And how I should use apply here?
Any help would be much appreciated.
Up front: read ?apply. Additionally, the first three hits on google when searching for "R apply tutorial" are helpful snippets: one, two, and three.
Errors in fishertest()
The error message itself has nothing to do with apply. The reason it got as far as it did is because the arguments you provided actually resolved. Try to do eg$i by itself, and you'll see that it is returning a vector: the corresponding column in the eg data.frame. You are passing this vector as an index in the i argument. The primary reason your function erred out is because double-bracket indexing ([[) only works with singles, not vectors of length greater than 1. This is a great example of where production/deployed functions would need type-checking to ensure that each argument is a numeric of length 1; often not required for quick code but would have caught this mistake. Had it not been for the [[ limit, your function may have returned incorrect results. (I've been bitten by that many times!)

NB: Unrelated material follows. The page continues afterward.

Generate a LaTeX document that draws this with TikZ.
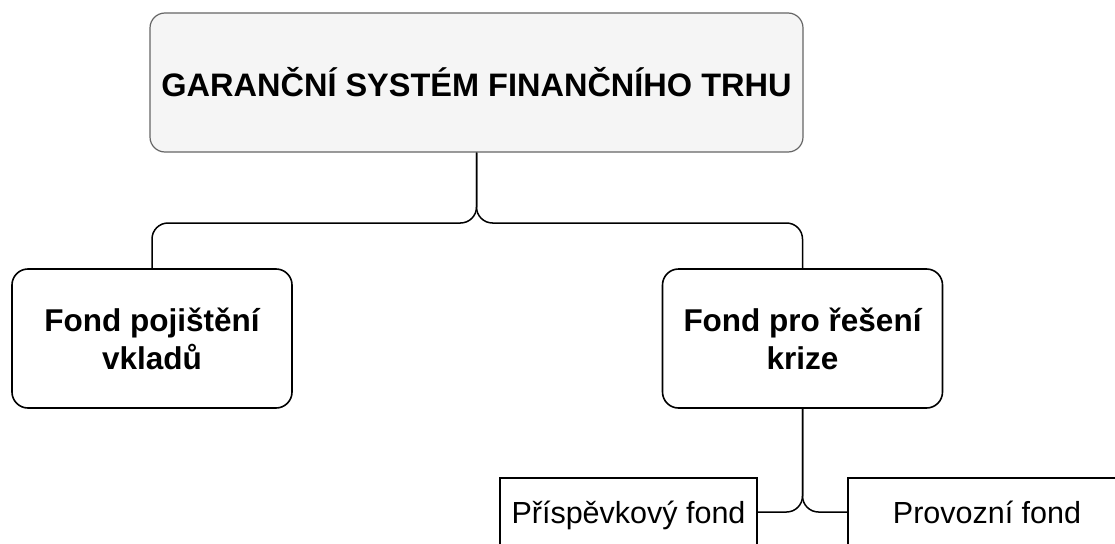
\documentclass[tikz,border=0pt]{standalone}
\usepackage{fontspec}
\setmainfont{Liberation Sans}
\begin{document}
\begin{tikzpicture}[x=1pt,y=-1pt,
  conn/.style={draw=black,line width=1.5pt,rounded corners=16pt},
  titlebox/.style={draw=black!60,fill=black!4,line width=1.2pt,rounded corners=15pt,
    minimum width=653pt,minimum height=139pt,inner sep=0pt,
    font=\fontsize{32.5}{39}\selectfont\bfseries},
  fundbox/.style={draw=black,fill=white,line width=1.6pt,rounded corners=16pt,
    minimum width=280pt,minimum height=139pt,align=center,inner sep=0pt,
    font=\fontsize{31.5}{38}\selectfont\bfseries},
  subbox/.style={draw=black,fill=white,line width=1.4pt,minimum height=68pt,
    inner sep=0pt,text height=22pt,text depth=0pt,
    font=\fontsize{30.5}{36}\selectfont}
]
\clip (0,0) rectangle (1115,543);
\fill[white] (0,0) rectangle (1115,543);

% main node and the two funds
\node[titlebox] (top) at (476.5,82.5) {GARANČNÍ SYSTÉM FINANČNÍHO TRHU};
\node[fundbox] (left) at (152,338.5) {Fond pojištění\\vkladů};
\node[fundbox] (right) at (802.5,338.5) {Fond pro řešení\\krize};

% sub-funds of the resolution fund
\node[subbox,minimum width=257pt] (contrib) at (628.5,512) {Příspěvkový fond};
\node[subbox,minimum width=278pt] (oper) at (987,512) {Provozní fond};

% brace-like connectors
\coordinate (split) at (476.5,223);
\draw[conn] (top.south) -- (split) -- (left.north |- split) -- (left.north);
\draw[conn] (top.south) -- (split) -- (right.north |- split) -- (right.north);

\coordinate (subsplit) at (802.5,512);
\draw[conn] (right.south) -- (subsplit) -- (contrib.east);
\draw[conn] (right.south) -- (subsplit) -- (oper.west);
\end{tikzpicture}
\end{document}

BTW: your code is also incorrect in its scoped access to pvalue, et al. If you make your function return just the numbers you need and the aggregate it outside of the function, your life will simplify. (pvalue <- c(pvalue, ...) will find pvalue assigned outside the function but will not update it as you want. You are defeating one purpose of writing this into a function. When thinking about writing this function, try to answer only this question: "how do I compare a single rat record with a single human record?" Only after that works correctly and simply without having to overwrite variables in the parent environment should you try to answer the question "how do I apply this function to all pairs and aggregate it?" Try very hard to have your function not change anything outside of its own environment.
Errors in apply()
Had your function worked properly despite these errors, you would have received the following error from apply:
apply(eg, 1, fishertest(eg$i, eg$j))
## Error in match.fun(FUN) :
## 'fishertest(eg$i, eg$j)' is not a function, character or symbol
When you call apply in this sense, it it parsing the third argument and, in this example, evaluates it. Since it is simply a call to fishertest(eg$i, eg$j) which is intended to return a data.frame row (inferred from your previous question), it resolves to such, and apply then sees something akin to:
apply(eg, 1, data.frame(...))
Now that you see that apply is being handed a data.frame and not a function.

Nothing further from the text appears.